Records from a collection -

--- START ---

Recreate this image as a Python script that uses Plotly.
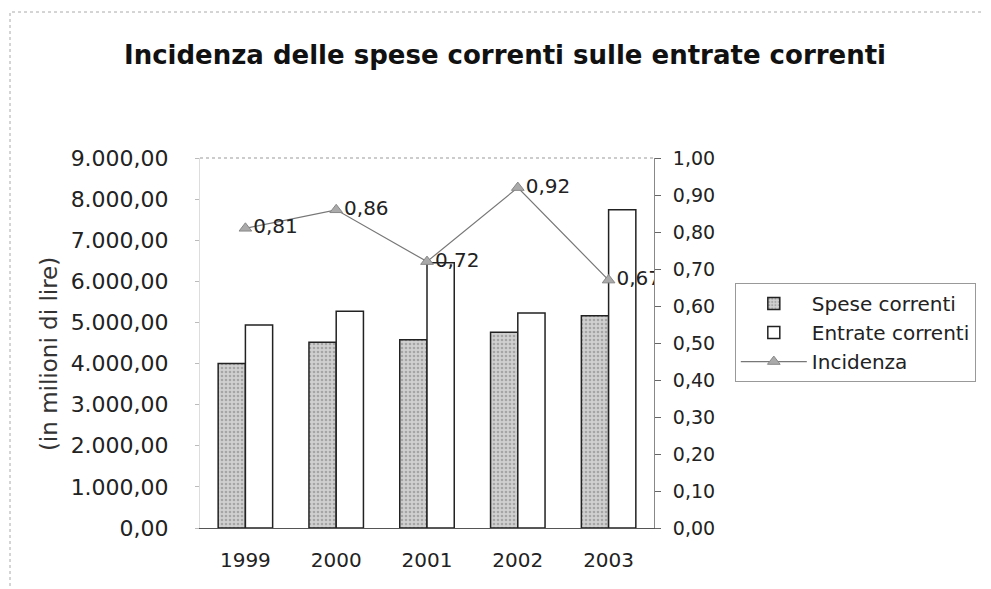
import plotly.graph_objects as go

anni = ["1999", "2000", "2001", "2002", "2003"]
spese_correnti = [4000, 4520, 4580, 4760, 5160]
entrate_correnti = [4940, 5270, 6450, 5230, 7740]
incidenza = [0.81, 0.86, 0.72, 0.92, 0.67]

FONT = "DejaVu Sans"
W, H = 983, 581          # page body adds an 8px offset in the 991x589 window
L, R, T, B = 192, 337, 150, 61
PW, PH = W - L - R, H - T - B

fig = go.Figure()
fig.add_trace(go.Bar(
    x=anni, y=spese_correnti, name="Spese correnti",
    marker=dict(color="#c4c4c4", line=dict(color="#222", width=1.5),
                pattern=dict(shape=".", fgcolor="#7a7a7a", bgcolor="#d0d0d0", size=4, solidity=0.35)),
))
fig.add_trace(go.Bar(
    x=anni, y=entrate_correnti, name="Entrate correnti",
    marker=dict(color="white", line=dict(color="#222", width=1.5)),
))
fig.add_trace(go.Scatter(
    x=anni, y=incidenza, name="Incidenza", yaxis="y2",
    mode="lines+markers+text",
    line=dict(color="#777", width=1.2),
    marker=dict(symbol="triangle-up", size=11, color="#aaa", line=dict(color="#888", width=1)),
    texttemplate="%{y:.2f}", textposition="middle right",
    textfont=dict(family=FONT, size=20, color="#222"),
))

fig.update_layout(
    width=W, height=H,
    separators=",.",
    paper_bgcolor="white", plot_bgcolor="white",
    margin=dict(l=L, r=R, t=T, b=B, autoexpand=False),
    font=dict(family=FONT, size=20, color="#222"),
    title=dict(text="<b>Incidenza delle spese correnti sulle entrate correnti</b>",
               x=497 / W, xanchor="center", y=1 - 47 / H, yanchor="middle",
               font=dict(family=FONT, size=26, color="#111")),
    barmode="group", bargap=0.4, bargroupgap=0.0,
    showlegend=True,
    legend=dict(x=1.178, y=0.662, xanchor="left", yanchor="top",
                bordercolor="#999", borderwidth=1, bgcolor="white",
                font=dict(family=FONT, size=20, color="#222"),
                tracegroupgap=0, itemwidth=66),
    xaxis=dict(showline=True, linecolor="#555", linewidth=1, ticks="",
               tickfont=dict(size=20), showgrid=False, ticklabelstandoff=14,
               automargin=False),
    yaxis=dict(range=[0, 9000], dtick=1000, tickformat=",.2f",
               showgrid=False, showline=True, linecolor="#ddd",
               ticks="outside", ticklen=4, tickcolor="#bbb",
               ticklabelstandoff=22, automargin=False,
               tickfont=dict(size=22)),
    yaxis2=dict(range=[0, 1], dtick=0.1, tickformat=".2f", overlaying="y", side="right",
                showgrid=False, showline=True, linecolor="#888", linewidth=1,
                ticks="outside", ticklen=6, tickcolor="#666",
                ticklabelstandoff=8, automargin=False,
                tickfont=dict(size=19)),
    annotations=[
        dict(text="(in milioni di lire)", textangle=-90, xref="paper", yref="paper",
             x=(41 - L) / PW, y=0.47, xanchor="center", yanchor="middle",
             showarrow=False, font=dict(family=FONT, size=23, color="#333")),
    ],
    shapes=[
        dict(type="line", xref="paper", yref="paper", x0=0, x1=1, y0=1, y1=1,
             line=dict(color="#999", width=1, dash="dot")),
        dict(type="rect", xref="paper", yref="paper",
             x0=(2 - L) / PW, x1=(1000 - L) / PW,
             y0=(PH + 100) / PH * -0.5, y1=(PH + T - 4) / PH,
             line=dict(color="#aaa", width=1, dash="dot")),
    ],
)

fig.write_html("out.html")
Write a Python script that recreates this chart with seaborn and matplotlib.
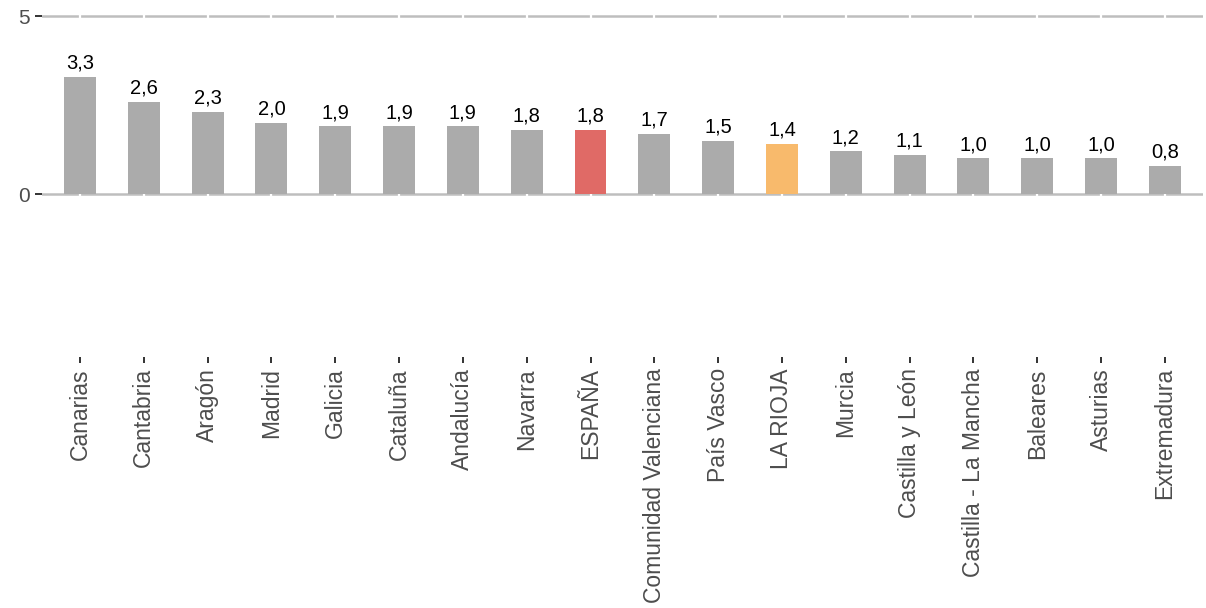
import matplotlib
matplotlib.use("Agg")
import matplotlib.pyplot as plt
import seaborn as sns
import pandas as pd

categories = ["Canarias", "Cantabria", "Aragón", "Madrid", "Galicia", "Cataluña",
              "Andalucía", "Navarra", "ESPAÑA", "Comunidad Valenciana", "País Vasco",
              "LA RIOJA", "Murcia", "Castilla y León", "Castilla - La Mancha",
              "Baleares", "Asturias", "Extremadura"]
values = [3.3, 2.6, 2.3, 2.0, 1.9, 1.9, 1.9, 1.8, 1.8, 1.7, 1.5, 1.4, 1.2, 1.1,
          1.0, 1.0, 1.0, 0.8]
y_ticks = [0, 5]

GRAY = "#ABABAB"
RED = "#E06A66"
ORANGE = "#F8BA6C"
palette = {c: GRAY for c in categories}
palette["ESPAÑA"] = RED
palette["LA RIOJA"] = ORANGE

df = pd.DataFrame({"region": categories, "value": values})

sns.set_style("white")
plt.rcParams["font.family"] = ["Liberation Sans", "DejaVu Sans"]

fig = plt.figure(figsize=(12.06, 6.08), dpi=100)
ax = fig.add_axes([0.0346, 0.4128, 0.963, 0.5724])

# horizontal gridlines
for t in y_ticks:
    ax.axhline(t, color="#BEBEBE", lw=1.8, zorder=0)
# white vertical gridlines at category positions
for i in range(len(categories)):
    ax.axvline(i, color="white", lw=1.6, zorder=0.5)

sns.barplot(data=df, x="region", y="value", hue="region", palette=palette,
            order=categories, hue_order=categories, width=0.5, legend=False,
            saturation=1, linewidth=0, edgecolor="none", ax=ax, zorder=2)

for i, v in enumerate(values):
    ax.text(i, v + 0.12, f"{v:.1f}".replace(".", ","), ha="center", va="bottom",
            fontsize=14.5, color="black", zorder=3)

ax.set_xlim(-0.6, len(categories) - 0.4)
ax.set_ylim(-4.58, 5.2)
ax.set_yticks(y_ticks)
ax.set_yticklabels([str(t) for t in y_ticks])
ax.set_xlabel("")
ax.set_ylabel("")
for s in ax.spines.values():
    s.set_visible(False)

ax.tick_params(axis="y", which="both", left=True, length=5, width=1.4,
               color="#333333", labelcolor="#4D4D4D", labelsize=15, pad=3.5)
ax.tick_params(axis="x", which="both", bottom=True, length=4, width=1.4,
               color="#333333", labelcolor="#4D4D4D", labelsize=16.5, pad=4)
plt.setp(ax.get_xticklabels(), rotation=90, ha="center", va="top")

fig.savefig("out.png", dpi=100)
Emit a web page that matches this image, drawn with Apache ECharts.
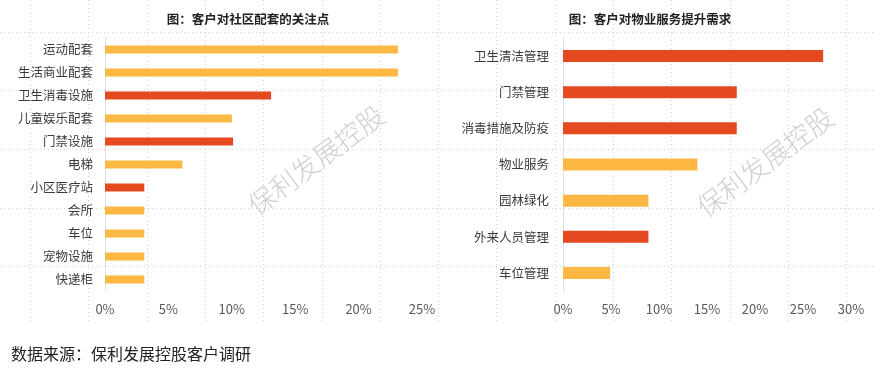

--- END ---

What is asked - Restate each entry word for word, please, but drop any images it holds.

Written answer -
Recreate this image as a Python script that uses Plotly.
import plotly.graph_objects as go

anni = ["1999", "2000", "2001", "2002", "2003"]
spese_correnti = [4000, 4520, 4580, 4760, 5160]
entrate_correnti = [4940, 5270, 6450, 5230, 7740]
incidenza = [0.81, 0.86, 0.72, 0.92, 0.67]

FONT = "DejaVu Sans"
W, H = 983, 581          # page body adds an 8px offset in the 991x589 window
L, R, T, B = 192, 337, 150, 61
PW, PH = W - L - R, H - T - B

fig = go.Figure()
fig.add_trace(go.Bar(
    x=anni, y=spese_correnti, name="Spese correnti",
    marker=dict(color="#c4c4c4", line=dict(color="#222", width=1.5),
                pattern=dict(shape=".", fgcolor="#7a7a7a", bgcolor="#d0d0d0", size=4, solidity=0.35)),
))
fig.add_trace(go.Bar(
    x=anni, y=entrate_correnti, name="Entrate correnti",
    marker=dict(color="white", line=dict(color="#222", width=1.5)),
))
fig.add_trace(go.Scatter(
    x=anni, y=incidenza, name="Incidenza", yaxis="y2",
    mode="lines+markers+text",
    line=dict(color="#777", width=1.2),
    marker=dict(symbol="triangle-up", size=11, color="#aaa", line=dict(color="#888", width=1)),
    texttemplate="%{y:.2f}", textposition="middle right",
    textfont=dict(family=FONT, size=20, color="#222"),
))

fig.update_layout(
    width=W, height=H,
    separators=",.",
    paper_bgcolor="white", plot_bgcolor="white",
    margin=dict(l=L, r=R, t=T, b=B, autoexpand=False),
    font=dict(family=FONT, size=20, color="#222"),
    title=dict(text="<b>Incidenza delle spese correnti sulle entrate correnti</b>",
               x=497 / W, xanchor="center", y=1 - 47 / H, yanchor="middle",
               font=dict(family=FONT, size=26, color="#111")),
    barmode="group", bargap=0.4, bargroupgap=0.0,
    showlegend=True,
    legend=dict(x=1.178, y=0.662, xanchor="left", yanchor="top",
                bordercolor="#999", borderwidth=1, bgcolor="white",
                font=dict(family=FONT, size=20, color="#222"),
                tracegroupgap=0, itemwidth=66),
    xaxis=dict(showline=True, linecolor="#555", linewidth=1, ticks="",
               tickfont=dict(size=20), showgrid=False, ticklabelstandoff=14,
               automargin=False),
    yaxis=dict(range=[0, 9000], dtick=1000, tickformat=",.2f",
               showgrid=False, showline=True, linecolor="#ddd",
               ticks="outside", ticklen=4, tickcolor="#bbb",
               ticklabelstandoff=22, automargin=False,
               tickfont=dict(size=22)),
    yaxis2=dict(range=[0, 1], dtick=0.1, tickformat=".2f", overlaying="y", side="right",
                showgrid=False, showline=True, linecolor="#888", linewidth=1,
                ticks="outside", ticklen=6, tickcolor="#666",
                ticklabelstandoff=8, automargin=False,
                tickfont=dict(size=19)),
    annotations=[
        dict(text="(in milioni di lire)", textangle=-90, xref="paper", yref="paper",
             x=(41 - L) / PW, y=0.47, xanchor="center", yanchor="middle",
             showarrow=False, font=dict(family=FONT, size=23, color="#333")),
    ],
    shapes=[
        dict(type="line", xref="paper", yref="paper", x0=0, x1=1, y0=1, y1=1,
             line=dict(color="#999", width=1, dash="dot")),
        dict(type="rect", xref="paper", yref="paper",
             x0=(2 - L) / PW, x1=(1000 - L) / PW,
             y0=(PH + 100) / PH * -0.5, y1=(PH + T - 4) / PH,
             line=dict(color="#aaa", width=1, dash="dot")),
    ],
)

fig.write_html("out.html")
Write a Python script that recreates this chart with seaborn and matplotlib.
import matplotlib
matplotlib.use("Agg")
import matplotlib.pyplot as plt
import seaborn as sns
import pandas as pd

categories = ["Canarias", "Cantabria", "Aragón", "Madrid", "Galicia", "Cataluña",
              "Andalucía", "Navarra", "ESPAÑA", "Comunidad Valenciana", "País Vasco",
              "LA RIOJA", "Murcia", "Castilla y León", "Castilla - La Mancha",
              "Baleares", "Asturias", "Extremadura"]
values = [3.3, 2.6, 2.3, 2.0, 1.9, 1.9, 1.9, 1.8, 1.8, 1.7, 1.5, 1.4, 1.2, 1.1,
          1.0, 1.0, 1.0, 0.8]
y_ticks = [0, 5]

GRAY = "#ABABAB"
RED = "#E06A66"
ORANGE = "#F8BA6C"
palette = {c: GRAY for c in categories}
palette["ESPAÑA"] = RED
palette["LA RIOJA"] = ORANGE

df = pd.DataFrame({"region": categories, "value": values})

sns.set_style("white")
plt.rcParams["font.family"] = ["Liberation Sans", "DejaVu Sans"]

fig = plt.figure(figsize=(12.06, 6.08), dpi=100)
ax = fig.add_axes([0.0346, 0.4128, 0.963, 0.5724])

# horizontal gridlines
for t in y_ticks:
    ax.axhline(t, color="#BEBEBE", lw=1.8, zorder=0)
# white vertical gridlines at category positions
for i in range(len(categories)):
    ax.axvline(i, color="white", lw=1.6, zorder=0.5)

sns.barplot(data=df, x="region", y="value", hue="region", palette=palette,
            order=categories, hue_order=categories, width=0.5, legend=False,
            saturation=1, linewidth=0, edgecolor="none", ax=ax, zorder=2)

for i, v in enumerate(values):
    ax.text(i, v + 0.12, f"{v:.1f}".replace(".", ","), ha="center", va="bottom",
            fontsize=14.5, color="black", zorder=3)

ax.set_xlim(-0.6, len(categories) - 0.4)
ax.set_ylim(-4.58, 5.2)
ax.set_yticks(y_ticks)
ax.set_yticklabels([str(t) for t in y_ticks])
ax.set_xlabel("")
ax.set_ylabel("")
for s in ax.spines.values():
    s.set_visible(False)

ax.tick_params(axis="y", which="both", left=True, length=5, width=1.4,
               color="#333333", labelcolor="#4D4D4D", labelsize=15, pad=3.5)
ax.tick_params(axis="x", which="both", bottom=True, length=4, width=1.4,
               color="#333333", labelcolor="#4D4D4D", labelsize=16.5, pad=4)
plt.setp(ax.get_xticklabels(), rotation=90, ha="center", va="top")

fig.savefig("out.png", dpi=100)
Emit a web page that matches this image, drawn with Apache ECharts.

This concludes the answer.